0

I am trying to insert text strings into a MySQL database. However, I'm running into trouble where the data is silently truncated if I try to insert utf-8 smiley faces like .

I made this super simple script to highlight the problem.

<?php

  require_once("sqlheader.php");
  header("Content-Type: text/plain; charset=utf-8");

  $q1 = "DROP TABLE IF EXISTS `test-error3`";
  $sql->query($q1);

  $q2 = "CREATE TABLE `test-error3` (`id` TINYINT(3) UNSIGNED PRIMARY KEY AUTO_INCREMENT, `test` MEDIUMTEXT, `test2` MEDIUMTEXT)";
  $sql->query($q2);

  $q3 = "INSERT INTO `test-error3` (`test`, `test2`) VALUES (\"Hello World!  Will this show up?\", \"I like to smile!  Will this show up?\")";
  $sql->query($q3);

  $q4 = "SELECT * FROM `test-error3`";
  $r4 = $sql->query($q4);
  $a4 = $r4->fetch_assoc();
  print_r($a4);

  $q5 = "SELECT `test`, `test2`, RIGHT(`test`, 15) AS `test3`, RIGHT(`test2`, 15) AS `test4` FROM `test-error3`";
  $r5 = $sql->query($q5);
  $a5 = $r5->fetch_assoc();
  print_r($a5);

  $q6 = "SHOW FULL COLUMNS FROM `test-error3`";
  $r6 = $sql->query($q6);
  while ($a6 = $r6->fetch_assoc()) {
    print_r($a6);
  }

?>

Here's the output I get from the script:

Array
(
    [id] => 1
    [test] => Hello World! 
    [test2] => I like to smile! 
)
Array
(
    [test] => Hello World! 
    [test2] => I like to smile! 
    [test3] => Hello World! 
    [test4] => like to smile! 
)
Array
(
    [Field] => id
    [Type] => tinyint(3) unsigned
    [Collation] => 
    [Null] => NO
    [Key] => PRI
    [Default] => 
    [Extra] => auto_increment
    [Privileges] => select,insert,update,references
    [Comment] => 
)
Array
(
    [Field] => test
    [Type] => mediumtext
    [Collation] => utf8_unicode_ci
    [Null] => YES
    [Key] => 
    [Default] => 
    [Extra] => 
    [Privileges] => select,insert,update,references
    [Comment] => 
)
Array
(
    [Field] => test2
    [Type] => mediumtext
    [Collation] => utf8_unicode_ci
    [Null] => YES
    [Key] => 
    [Default] => 
    [Extra] => 
    [Privileges] => select,insert,update,references
    [Comment] => 
)

As you can see, any text after the smiley face is gone. This originally happened with input which I had been sanitizing with $sql->real_escape_string. And you can also see that the Collation for the MEDIUMTEXT fields supports UTF-8 encoding.

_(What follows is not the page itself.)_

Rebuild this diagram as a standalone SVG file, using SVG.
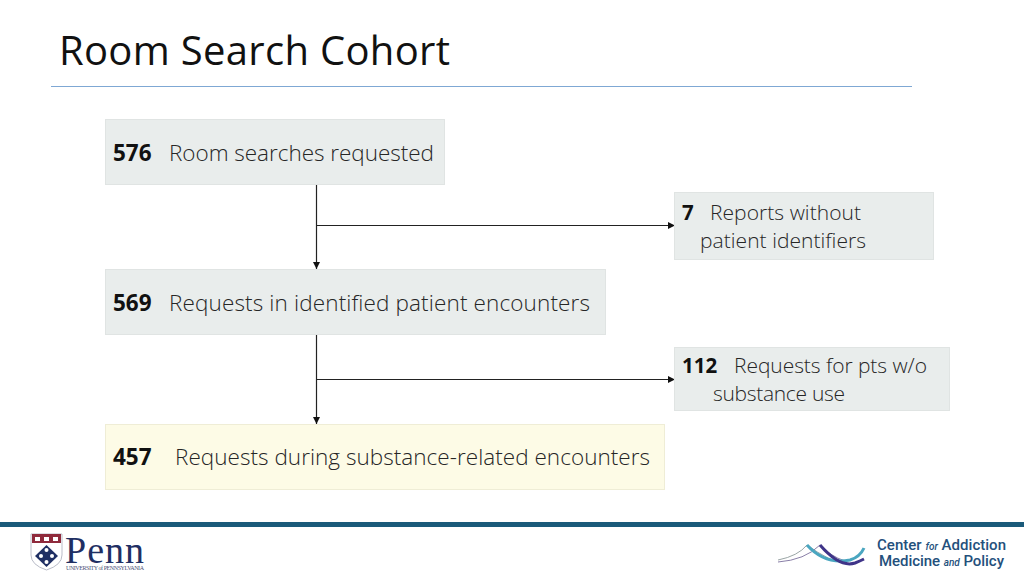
<svg xmlns="http://www.w3.org/2000/svg" width="1024" height="576" viewBox="0 0 1024 576">
<style>
text{font-family:"Open Sans","Noto Sans",sans-serif;fill:#262626}
.box{fill:#e9edec;stroke:#e0e4e3;stroke-width:1}
.t{font-size:22.500px;font-weight:300}
.n{font-size:22.500px;font-weight:700;fill:#111}
.s{font-size:21px;font-weight:300}
.m{font-size:20.500px;font-weight:700;fill:#111}
.c{fill:none;stroke:#222;stroke-width:1.2}
.lg{font-family:"Roboto","Liberation Sans",sans-serif;font-size:15px;font-weight:500;fill:#24507c}
</style>
<defs><marker id="a" markerUnits="userSpaceOnUse" markerWidth="7" markerHeight="7" refX="7" refY="3.5" orient="auto"><path d="M0 0L7 3.5L0 7Z" fill="#111"/></marker></defs>
<rect width="1024" height="576" fill="#fff"/>
<text id="title" x="59" y="65" textLength="391" style="font-family:'Open Sans',sans-serif;font-size:40px;font-weight:400;fill:#111">Room Search Cohort</text>
<line x1="51" y1="86.500" x2="912" y2="86.500" stroke="#7fa8d4" stroke-width="1"/>
<g id="connectors">
<line class="c" x1="316.500" y1="185" x2="316.500" y2="269" marker-end="url(#a)"/>
<line class="c" x1="316.500" y1="225.500" x2="675" y2="225.500" marker-end="url(#a)"/>
<line class="c" x1="316.500" y1="335" x2="316.500" y2="424" marker-end="url(#a)"/>
<line class="c" x1="316.500" y1="379.500" x2="675" y2="379.500" marker-end="url(#a)"/>
</g>
<g id="n576"><rect class="box" x="105.500" y="119.500" width="339" height="65"/><text class="n" x="113" y="161">576</text><text class="t" x="169" y="161" textLength="265">Room searches requested</text></g>
<g id="n569"><rect class="box" x="105.500" y="269.500" width="500" height="65"/><text class="n" x="113" y="311">569</text><text class="t" x="169" y="311" textLength="421">Requests in identified patient encounters</text></g>
<g id="n457"><rect x="105.500" y="424.500" width="559" height="65" fill="#fdfbe6" stroke="#efedd6"/><text class="n" x="113" y="465">457</text><text class="t" x="175" y="465" textLength="475">Requests during substance-related encounters</text></g>
<g id="n7"><rect class="box" x="674.500" y="192.500" width="259" height="67"/><text class="m" x="682" y="220">7</text><text class="s" x="710" y="220" textLength="151">Reports without</text><text class="s" x="700" y="248" textLength="166">patient identifiers</text></g>
<g id="n112"><rect class="box" x="674.500" y="347.500" width="275" height="63"/><text class="m" x="682" y="373">112</text><text class="s" x="734" y="373" textLength="193">Requests for pts w/o</text><text class="s" x="713" y="401" textLength="132">substance use</text></g>
<g id="footer">
<rect x="0" y="522" width="1024" height="5" fill="#1a5a7a"/>
<path d="M31 534H62V555Q62 565 46.500 570Q31 565 31 555Z" fill="#fff" stroke="#b9bcc8"/>
<rect x="32" y="534" width="29" height="9" fill="#8f2a3c"/>
<g fill="#fff"><rect x="35" y="537" width="5" height="4"/><rect x="44" y="537" width="5" height="4"/><rect x="53" y="537" width="5" height="4"/></g>
<path d="M46.500 545L58 556L46.500 567L35 556Z" fill="#1f2f63"/>
<g fill="#fff"><circle cx="46.500" cy="550" r="2"/><circle cx="41" cy="556" r="2"/><circle cx="52" cy="556" r="2"/><circle cx="46.500" cy="562" r="2"/></g>
<text x="65" y="563" textLength="79" style="font-family:'Liberation Serif',serif;font-size:38px;fill:#1f2f63">Penn</text>
<text x="66" y="570" textLength="78" style="font-family:'Liberation Serif',serif;font-size:6px;fill:#4a5277">UNIVERSITY of PENNSYLVANIA</text>
<path d="M778 560Q798 556 807 545Q818 553 828 558" fill="none" stroke="#9aa5a5" stroke-width="1"/>
<path d="M778 562Q805 560 820 545Q830 556 845 561" fill="none" stroke="#8a7fa8" stroke-width="1"/>
<path d="M807 545Q825 565 850 560Q860 557 864 548" fill="none" stroke="#4aa6c0" stroke-width="3"/>
<path d="M820 545Q840 568 855 563Q860 561 864 559" fill="none" stroke="#3f3488" stroke-width="3"/>
<text class="lg" x="877" y="550" textLength="129">Center <tspan font-size="10" font-style="italic">for</tspan> Addiction</text>
<text class="lg" x="879" y="566" textLength="125">Medicine <tspan font-size="10" font-style="italic">and</tspan> Policy</text>
</g>
</svg>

I originally thought the problem must have been higher up in the script, or in the way I was displaying the output, however I'm to the most basic level at this point and as you can see by the RIGHT function in the MySQL query, the data in the database itself is being truncated during the insert or select operation. Merely adding the UTF-8 smiley face anywhere in a text field in my query appears to be resulting in the early termination of the text field. As a result, I lose any data after a smiley face, silently and without any sort of warning that I can seem to detect.

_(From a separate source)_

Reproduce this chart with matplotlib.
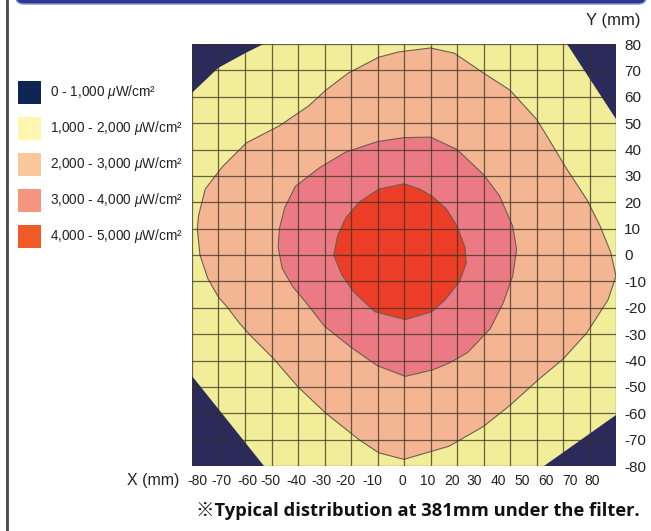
import matplotlib
matplotlib.use('Agg')
import matplotlib.pyplot as plt
from matplotlib.patches import Polygon, Rectangle, FancyBboxPatch
from matplotlib.lines import Line2D
import numpy as np

plt.rcParams['font.family'] = ['Liberation Sans', 'DejaVu Sans']
plt.rcParams['mathtext.fontset'] = 'custom'
plt.rcParams['mathtext.rm'] = 'Liberation Sans'
plt.rcParams['mathtext.it'] = 'Liberation Sans:italic'

# level boundaries (x, y in mm)
red_zone = [(0, 27), (6, 25), (11, 22), (16, 17.5), (20, 11), (23, 3), (23.5, -3),
            (21, -10), (15.5, -17), (10.5, -21.5), (0.5, -24.5), (-11, -21.5),
            (-19, -14), (-23.5, -7.5), (-26.5, 0), (-25, 7.5), (-22, 14),
            (-17, 20), (-9.5, 25)]
pink_zone = [(0, 44.5), (10, 44.7), (20, 40), (30, 30.5), (36, 22.5), (41, 11),
             (42.5, 2), (41, -8), (37.5, -18), (32.5, -28), (24, -37), (17, -41),
             (11, -43.5), (0.5, -46), (-10, -42), (-20, -35), (-30, -27),
             (-37, -18), (-42, -12), (-46, -5), (-47.5, 3), (-47, 10), (-45, 18),
             (-41, 26), (-32, 33), (-22, 39), (-10, 43)]
orange_zone = [(-2, 77), (10, 78.5), (19, 76.5), (30, 69), (40, 62.5), (50, 51.5),
               (54, 45), (61.5, 32.5), (69, 21), (74, 11), (78, 1), (80, -8),
               (77, -17), (69, -29.5), (60, -39.5), (51, -47), (40, -57), (30, -65),
               (17, -72.5), (5, -76), (0, -77.5), (-9.5, -75), (-17, -70),
               (-29.5, -60), (-40, -50), (-49.5, -39), (-57.5, -31), (-62, -26),
               (-66.5, -20), (-70, -16), (-74, -9), (-77, 0), (-78, 10),
               (-77.5, 15), (-75, 25), (-68.5, 33.5), (-59.5, 42.5), (-47, 49),
               (-36, 56.5), (-29.5, 62.5), (-21, 69), (-9.5, 75)]
dark_corners = [
    [(-80, 80), (-53, 80), (-60, 76.5), (-70, 71), (-80, 61.5)],
    [(61.5, 80), (80, 80), (80, 51.5)],
    [(80, -60.5), (80, -80), (53, -80)],
    [(-80, -46), (-80, -80), (-53, -80)],
]

grid_mm = list(range(-80, 81, 10))
y_labels = [str(v) for v in grid_mm]
x_labels = [str(v) for v in grid_mm]
# x labels in the original sit slightly compressed against the grid
x_label_pos = [-78, -69, -59, -50.5, -40.5, -31, -22, -12, -0.8, 9, 18, 26.5,
               35.5, 44.5, 53.5, 62.5, 71]

legend_labels = ['0 - 1,000 $\\mu$W/cm²', '1,000 - 2,000 $\\mu$W/cm²',
                 '2,000 - 3,000 $\\mu$W/cm²', '3,000 - 4,000 $\\mu$W/cm²',
                 '4,000 - 5,000 $\\mu$W/cm²']
legend_colors = ['#0e2654', '#fff7b0', '#fac89b', '#f4967d', '#f05a28']
map_colors = ['#2a2a5c', '#f1ed98', '#f3b592', '#ec7a84', '#ec3d27']

W, H = 651, 531
fig = plt.figure(figsize=(W / 100, H / 100), dpi=100)
ax = fig.add_axes([192 / W, 65 / H, 424 / W, 422 / H])
ax.set_xlim(-80, 80)
ax.set_ylim(-80, 80)
ax.set_facecolor(map_colors[1])

edge = '#6e5e52'
ax.add_patch(Polygon(orange_zone, closed=True, fc=map_colors[2], ec=edge, lw=0.8, zorder=1))
ax.add_patch(Polygon(pink_zone, closed=True, fc=map_colors[3], ec=edge, lw=0.8, zorder=2))
ax.add_patch(Polygon(red_zone, closed=True, fc=map_colors[4], ec=edge, lw=0.8, zorder=3))
for c in dark_corners:
    ax.add_patch(Polygon(c, closed=True, fc=map_colors[0], ec='none', zorder=4))

# 10 mm grid
ax.vlines(grid_mm, -80, 80, colors='#3b3226', lw=0.9, alpha=0.75, zorder=5)
ax.hlines(grid_mm, -80, 80, colors='#3b3226', lw=0.9, alpha=0.75, zorder=5)

for s in ax.spines.values():
    s.set_visible(False)

ax.yaxis.tick_right()
ax.set_yticks(grid_mm)
ax.set_yticklabels(y_labels, fontsize=11, color='#222222')
ax.set_xticks(x_label_pos)
ax.set_xticklabels(x_labels, fontsize=10, color='#222222')
ax.tick_params(length=0, pad=6)
ax.tick_params(axis='y', pad=6)

fig.text(127 / W, 1 - 480 / H, 'X (mm)', fontsize=11.5, color='#222222', va='center', ha='left')
fig.text(641 / W, 1 - 20 / H, 'Y (mm)', fontsize=12, color='#222222', va='center', ha='right')

fig.text(640 / W, 1 - 511 / H, '※Typical distribution at 381mm under the filter.',
         fontsize=13.2, fontweight='bold', ha='right', va='center', color='#111111',
         family=['Open Sans', 'Noto Sans CJK JP', 'DejaVu Sans'])

# legend swatches
sw = 23
for i, (lab, col) in enumerate(zip(legend_labels, legend_colors)):
    cy = 92 + i * 36
    fig.add_artist(Rectangle((18 / W, 1 - (cy + sw / 2) / H), sw / W, sw / H,
                             transform=fig.transFigure, fc=col, ec='none'))
    fig.text(50 / W, 1 - cy / H, lab, fontsize=9.8, va='center', ha='left', color='#222222')

# frame bits of the original page
fig.add_artist(Line2D([7 / W, 7 / W], [0, 1], transform=fig.transFigure, color='#444444', lw=2))
fig.add_artist(FancyBboxPatch((16 / W, 1 - 4 / H), 630 / W, 20 / H,
                              boxstyle='round,pad=0,rounding_size=0.012',
                              transform=fig.transFigure, fc='#2b3990', ec='#8a93c8', lw=1))

fig.savefig('out.png', dpi=100)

Does anyone have an idea of what is going on and how I should be cleaning the data in order to enable a reliable insert operation? Why does real_escape_string not automatically correct for this?

azoundria
  • 940
  • 1
  • 8
  • 24
  • Like https://stackoverflow.com/questions/29318784/how-are-smileys-encoded-in-mysql-utf-8-mb4-database . Collation is the order in which they are sorted, character set it is the range of values accepted. So utf8-mb4 is needed for :-) – danblack Feb 18 '20 at 07:36
  • With CHARACTER SET utf8mb4 it works to insert the data. However, I'm incredibly curious why the data is silently truncated as opposed to throwing a warning/error, rejecting those particular characters, or inserting some other default box character. It does not seem like the best way to handle this case. None of the links I could find mentioned data being truncated either. – azoundria Feb 18 '20 at 08:12
  • [pdo mode PDO::ERRMODE_WARNING](https://www.php.net/manual/en/pdo.error-handling.php) – danblack Feb 18 '20 at 08:18
  • I am using MYSQLI. So it seems like there is a report_mode which I can set to MYSQLI_REPORT_ALL. – azoundria Feb 18 '20 at 08:34
  • Please do not use `real_escape_string()` It doesn't help with such issues. You should be using prepared statements anyway. – Dharman Feb 18 '20 at 09:55
  • @azoundria - Truncation is one of the common problems; its cause is discussed here: https://stackoverflow.com/questions/38363566/trouble-with-utf8-characters-what-i-see-is-not-what-i-stored – Rick James Feb 19 '20 at 21:14
  • @azoundria - and `SHOW CREATE TABLE \`test-error3\`` is another way to get the info you displayed. – Rick James Feb 19 '20 at 21:17

0 Answers0